Leighton, Frederic ( Baron Leighton of Stretton) (
b Scarborough, 3 Dec. 1830;
d London, 25 Jan. 1896). English painter and sculptor, one of the dominant figures of late Victorian art. The son of a doctor who gave up his practice and travelled widely on the Continent, Leighton gained his artistic education successively in Frankfurt, Rome, and Paris. It was not until 1859 that he settled in England, but he had earlier made his name with
Cimabue's Celebrated Madonna is Carried in Procession through the Streets of Florence, which he painted in Rome; it was exhibited at the 1855
Royal Academy exhibition and bought by Queen Victoria (it is now on loan from the Royal Collection to the National Gallery, London). In spite of this success, Leighton was for several years regarded as an alien presence in the British art world, but from the mid-1860s he enjoyed a degree of worldly success that was matched perhaps only by
Millais, his almost exact contemporary; he became president of the Royal Academy in 1878, was made a baronet in 1886, and a few days before he died was raised to the peerage, the first English artist to be so honoured. Intelligent, cultured, and of distinguished appearance (although rather austere), he was one of the chief adornments of London society.
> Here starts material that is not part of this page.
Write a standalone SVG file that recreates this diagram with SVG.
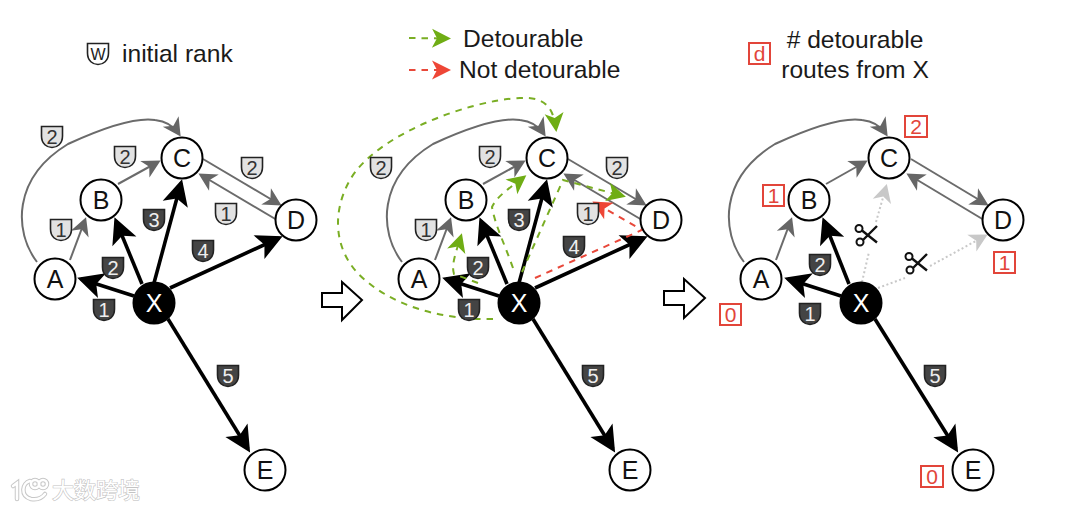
<svg xmlns="http://www.w3.org/2000/svg" width="1080" height="510" viewBox="0 0 1080 510">
<style>
text{font-family:"Liberation Sans",Arial,sans-serif;}
.lbl{font-size:24.6px;fill:#1a1a1a;}
.mid{text-anchor:middle;}
.n circle{fill:#fff;stroke:#000;stroke-width:2;}
.n text{font-size:25px;text-anchor:middle;fill:#111;}
.x circle{fill:#000;stroke:#000;}
.x text{fill:#fff;}
.k{fill:none;stroke:#000;stroke-width:3.6;marker-end:url(#mk);}
.g{fill:none;stroke:#6b6b6b;stroke-width:2;marker-end:url(#mg);}
.d{fill:none;stroke:#c8c8c8;stroke-width:2;stroke-dasharray:2 2.5;}
.da{marker-end:url(#ml);}
.gr{fill:none;stroke:#7aae24;stroke-width:2;stroke-dasharray:6.5 6;marker-end:url(#mgr);}
.rd{fill:none;stroke:#e8483a;stroke-width:2;stroke-dasharray:6.5 6;marker-end:url(#mrd);}
.s use{stroke:#222;stroke-width:1.6;}
.s text{font-size:20px;text-anchor:middle;}
.li use{fill:#e2e2e2;}
.li text{fill:#333;}
.dk use{fill:#444;}
.dk text{fill:#eee;}
.w use{fill:#fff;}
.r rect{fill:#fff;stroke:#e2453a;stroke-width:2;}
.r text{font-size:21px;text-anchor:middle;fill:#e2453a;}
.arr{fill:#fff;stroke:#000;stroke-width:2;}
.sc circle{fill:none;stroke:#111;stroke-width:2;}
.sc path{fill:none;stroke:#111;stroke-width:2.4;}
.wm{font-family:"Noto Sans CJK SC","Liberation Sans",sans-serif;font-size:22px;fill:#fff;stroke:#c4c4c4;stroke-width:1.2;paint-order:stroke;}
.wo{fill:none;stroke:#c8c8c8;stroke-width:4.5;stroke-linecap:round;}
.wi{fill:none;stroke:#fff;stroke-width:2.5;stroke-linecap:round;}
</style>
<defs>
<marker id="mk" markerUnits="userSpaceOnUse" markerWidth="34" markerHeight="34" viewBox="0 0 34 34" refX="27" refY="17" orient="auto"><path d="M31,17 L5,4 L11,17 L5,30 Z" fill="#000"/></marker>
<marker id="mg" markerUnits="userSpaceOnUse" markerWidth="26" markerHeight="26" viewBox="0 0 26 26" refX="20" refY="13" orient="auto"><path d="M23,13 L5,3.500 L10,13 L5,22.500 Z" fill="#666"/></marker>
<marker id="ml" markerUnits="userSpaceOnUse" markerWidth="26" markerHeight="26" viewBox="0 0 26 26" refX="20" refY="13" orient="auto"><path d="M23,13 L5,3.500 L10,13 L5,22.500 Z" fill="#c8c8c8"/></marker>
<marker id="mgr" markerUnits="userSpaceOnUse" markerWidth="26" markerHeight="26" viewBox="0 0 26 26" refX="20" refY="13" orient="auto"><path d="M23,13 L4,3.500 L9,13 L4,22.500 Z" fill="#6fad14"/></marker>
<marker id="mrd" markerUnits="userSpaceOnUse" markerWidth="26" markerHeight="26" viewBox="0 0 26 26" refX="20" refY="13" orient="auto"><path d="M23,13 L4,3.500 L9,13 L4,22.500 Z" fill="#ee4636"/></marker>
<path id="sh" d="M-10.500,-10.500 H10.500 V-1 C10.500,7 5,10.500 0,10.500 C-5,10.500 -10.500,7 -10.500,-1 Z"/>
</defs>

<g id="connectors">
  <g id="connectors-1">
    <path class="g" d="M37,262 C14,232 12,178 68,144 C105,127 135,117 155,120 C165,121 173,125 179,134"/>
    <path class="g" d="M70,260 L85,220"/>
    <path class="g" d="M118,184 L158,162"/>
    <path class="g" d="M203,159 L279,204"/>
    <path class="g" d="M277,220 L201,175"/>
    <path class="k" d="M134,296 L81,279"/>
    <path class="k" d="M142,284 L116,221"/>
    <path class="k" d="M154,283 L181,183"/>
    <path class="k" d="M170,288 L279,238"/>
    <path class="k" d="M168,319 L248,449"/>
  </g>
  <g id="connectors-2">
    <path class="g" d="M402,262 C379,232 377,178 433,144 C470,127 500,117 520,120 C530,121 538,125 544,134"/>
    <path class="g" d="M435,260 L450,220"/>
    <path class="g" d="M483,184 L523,162"/>
    <path class="g" d="M568,159 L644,204"/>
    <path class="g" d="M642,220 L566,175"/>
    <path class="k" d="M499,296 L446,279"/>
    <path class="k" d="M507,284 L481,221"/>
    <path class="k" d="M519,283 L546,183"/>
    <path class="k" d="M535,288 L644,238"/>
    <path class="k" d="M533,319 L613,449"/>
    <path class="gr" d="M493,319 C450,320 400,310 365,280 C335,255 330,215 350,180 C375,135 470,100 520,98 C542,97 553,104 556,129"/>
    <path class="gr" d="M478,283 L454,274 C451,265 456,252 461,236"/>
    <path class="gr" d="M513,268 C505,245 495,225 492,207 C498,195 510,188 524,177"/>
    <path class="gr" d="M522,272 L563,180 L623,196"/>
    <path class="rd" d="M535,278 L642,230 L595,203"/>
  </g>
  <g id="connectors-3">
    <path class="g" d="M744,262 C721,232 719,178 775,144 C812,127 842,117 862,120 C872,121 880,125 886,134"/>
    <path class="g" d="M776,260 L791,220"/>
    <path class="g" d="M826,184 L865,162"/>
    <path class="g" d="M911,159 L986,204"/>
    <path class="g" d="M984,220 L909,175"/>
    <path class="k" d="M841,296 L788,279"/>
    <path class="k" d="M849,284 L824,221"/>
    <path class="k" d="M875,319 L956,449"/>
    <path class="d" d="M862,282 L869,252"/>
    <path class="d da" d="M876,222 L886,187"/>
    <path class="d" d="M878,288 L905,278"/>
    <path class="d da" d="M930,266 L985,236"/>
  </g>
  <g id="legend-arrows">
    <path class="gr" d="M409,38 L448,38.500"/>
    <path class="rd" d="M409,70 L448,70"/>
  </g>
</g>

<g id="flow-arrows">
  <polygon class="arr" points="322,293 342,293 342,282 362,300 342,320 342,307 322,307"/>
  <polygon class="arr" points="664,291 684,291 684,279 705,298 684,318 684,305 664,305"/>
</g>

<g id="nodes-1">
  <g id="p1-A" class="n"><circle cx="55" cy="279" r="20.500"/><text x="55" y="288">A</text></g>
  <g id="p1-B" class="n"><circle cx="101" cy="200" r="20.500"/><text x="101" y="209">B</text></g>
  <g id="p1-C" class="n"><circle cx="182" cy="158" r="20.500"/><text x="182" y="167">C</text></g>
  <g id="p1-D" class="n"><circle cx="296" cy="220" r="20.500"/><text x="296" y="229">D</text></g>
  <g id="p1-E" class="n"><circle cx="265" cy="470" r="20.500"/><text x="265" y="479">E</text></g>
  <g id="p1-X" class="n x"><circle cx="154" cy="303" r="20.500"/><text x="154" y="312">X</text></g>
</g>
<g id="nodes-2">
  <g id="p2-A" class="n"><circle cx="419" cy="279" r="20.500"/><text x="419" y="288">A</text></g>
  <g id="p2-B" class="n"><circle cx="466" cy="200" r="20.500"/><text x="466" y="209">B</text></g>
  <g id="p2-C" class="n"><circle cx="547" cy="158" r="20.500"/><text x="547" y="167">C</text></g>
  <g id="p2-D" class="n"><circle cx="661" cy="220" r="20.500"/><text x="661" y="229">D</text></g>
  <g id="p2-E" class="n"><circle cx="630" cy="470" r="20.500"/><text x="630" y="479">E</text></g>
  <g id="p2-X" class="n x"><circle cx="519" cy="303" r="20.500"/><text x="519" y="312">X</text></g>
</g>
<g id="nodes-3">
  <g id="p3-A" class="n"><circle cx="761" cy="279" r="20.500"/><text x="761" y="288">A</text></g>
  <g id="p3-B" class="n"><circle cx="809" cy="200" r="20.500"/><text x="809" y="209">B</text></g>
  <g id="p3-C" class="n"><circle cx="889" cy="158" r="20.500"/><text x="889" y="167">C</text></g>
  <g id="p3-D" class="n"><circle cx="1003" cy="220" r="20.500"/><text x="1003" y="229">D</text></g>
  <g id="p3-E" class="n"><circle cx="973" cy="470" r="20.500"/><text x="973" y="479">E</text></g>
  <g id="p3-X" class="n x"><circle cx="861" cy="303" r="20.500"/><text x="861" y="312">X</text></g>
</g>

<g id="ranks-1">
  <g class="s li" transform="translate(52,137)"><use href="#sh"/><text y="7">2</text></g>
  <g class="s li" transform="translate(125,157)"><use href="#sh"/><text y="7">2</text></g>
  <g class="s li" transform="translate(61,230)"><use href="#sh"/><text y="7">1</text></g>
  <g class="s li" transform="translate(252,168)"><use href="#sh"/><text y="7">2</text></g>
  <g class="s li" transform="translate(226,214)"><use href="#sh"/><text y="7">1</text></g>
  <g class="s dk" transform="translate(154,220)"><use href="#sh"/><text y="7">3</text></g>
  <g class="s dk" transform="translate(203,251)"><use href="#sh"/><text y="7">4</text></g>
  <g class="s dk" transform="translate(113,268)"><use href="#sh"/><text y="7">2</text></g>
  <g class="s dk" transform="translate(104,310)"><use href="#sh"/><text y="7">1</text></g>
  <g class="s dk" transform="translate(228,376)"><use href="#sh"/><text y="7">5</text></g>
</g>
<g id="ranks-2">
  <g class="s li" transform="translate(381,168)"><use href="#sh"/><text y="7">2</text></g>
  <g class="s li" transform="translate(490,157)"><use href="#sh"/><text y="7">2</text></g>
  <g class="s li" transform="translate(426,230)"><use href="#sh"/><text y="7">1</text></g>
  <g class="s li" transform="translate(617,168)"><use href="#sh"/><text y="7">2</text></g>
  <g class="s li" transform="translate(588,214)"><use href="#sh"/><text y="7">1</text></g>
  <g class="s dk" transform="translate(519,220)"><use href="#sh"/><text y="7">3</text></g>
  <g class="s dk" transform="translate(574,247)"><use href="#sh"/><text y="7">4</text></g>
  <g class="s dk" transform="translate(478,268)"><use href="#sh"/><text y="7">2</text></g>
  <g class="s dk" transform="translate(469,310)"><use href="#sh"/><text y="7">1</text></g>
  <g class="s dk" transform="translate(593,376)"><use href="#sh"/><text y="7">5</text></g>
</g>
<g id="ranks-3">
  <g class="s dk" transform="translate(820,265)"><use href="#sh"/><text y="7">2</text></g>
  <g class="s dk" transform="translate(810,314)"><use href="#sh"/><text y="7">1</text></g>
  <g class="s dk" transform="translate(935,376)"><use href="#sh"/><text y="7">5</text></g>
</g>

<g id="counts">
  <g class="r"><rect x="905" y="116" width="22" height="21"/><text x="916" y="134">2</text></g>
  <g class="r"><rect x="763" y="185" width="21" height="21"/><text x="773.500" y="203">1</text></g>
  <g class="r"><rect x="994" y="252" width="21" height="21"/><text x="1004.500" y="270">1</text></g>
  <g class="r"><rect x="720" y="304" width="21" height="21"/><text x="730.500" y="322">0</text></g>
  <g class="r"><rect x="921" y="466" width="22" height="21"/><text x="932" y="484">0</text></g>
  <g class="r"><rect x="749" y="43" width="21" height="21"/><text x="759.500" y="61">d</text></g>
</g>

<g id="scissors">
  <g class="sc" transform="translate(866,235)"><circle cx="-7" cy="-6.500" r="3.500"/><circle cx="-6" cy="7" r="3.500"/><path d="M-4,-4.500 L11,7.500 M-3,5 L11,-9"/></g>
  <g class="sc" transform="translate(916,263)"><circle cx="-7" cy="-6.500" r="3.500"/><circle cx="-6" cy="7" r="3.500"/><path d="M-4,-4.500 L11,7.500 M-3,5 L11,-9"/></g>
</g>

<g id="legend">
  <g id="legend-rank" class="s w" transform="translate(98,54)"><use href="#sh"/><text y="5.500" style="font-size:16px;fill:#222">W</text></g>
  <text class="lbl" x="122" y="62">initial rank</text>
  <text class="lbl" x="463" y="47">Detourable</text>
  <text class="lbl" x="459" y="78">Not detourable</text>
  <text class="lbl mid" x="855" y="48"># detourable</text>
  <text class="lbl mid" x="855" y="78">routes from X</text>
</g>

<g id="watermark">
  <path class="wo" d="M13,486 L17,483 V499 M30,481 C22,483 20,496 31,499 C37,500 42,498 45,494"/>
  <circle class="wo" cx="35" cy="484" r="4"/><circle class="wo" cx="43" cy="484" r="4"/>
  <path class="wi" d="M13,486 L17,483 V499 M30,481 C22,483 20,496 31,499 C37,500 42,498 45,494"/>
  <circle class="wi" cx="35" cy="484" r="4"/><circle class="wi" cx="43" cy="484" r="4"/>
  <text class="wm" x="52" y="498">大数跨境</text>
</g>
</svg>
His varied output included portraits and book illustrations, but he is best known for his paintings of classical Greek subjects, the finest of which are distinguished by magnificently opulent colouring as well as splendid draughtsmanship (
Garden of the Hesperides, 1892, Lady Lever AG, Port Sunlight). As a sculptor he is best known for the bronze
Athlete Struggling with a Python (1874–7), which can be seen in Leighton House (on loan from Tate Britain), the sumptuously decorated house and studio he built in Holland Park Road, Kensington, now a Leighton museum.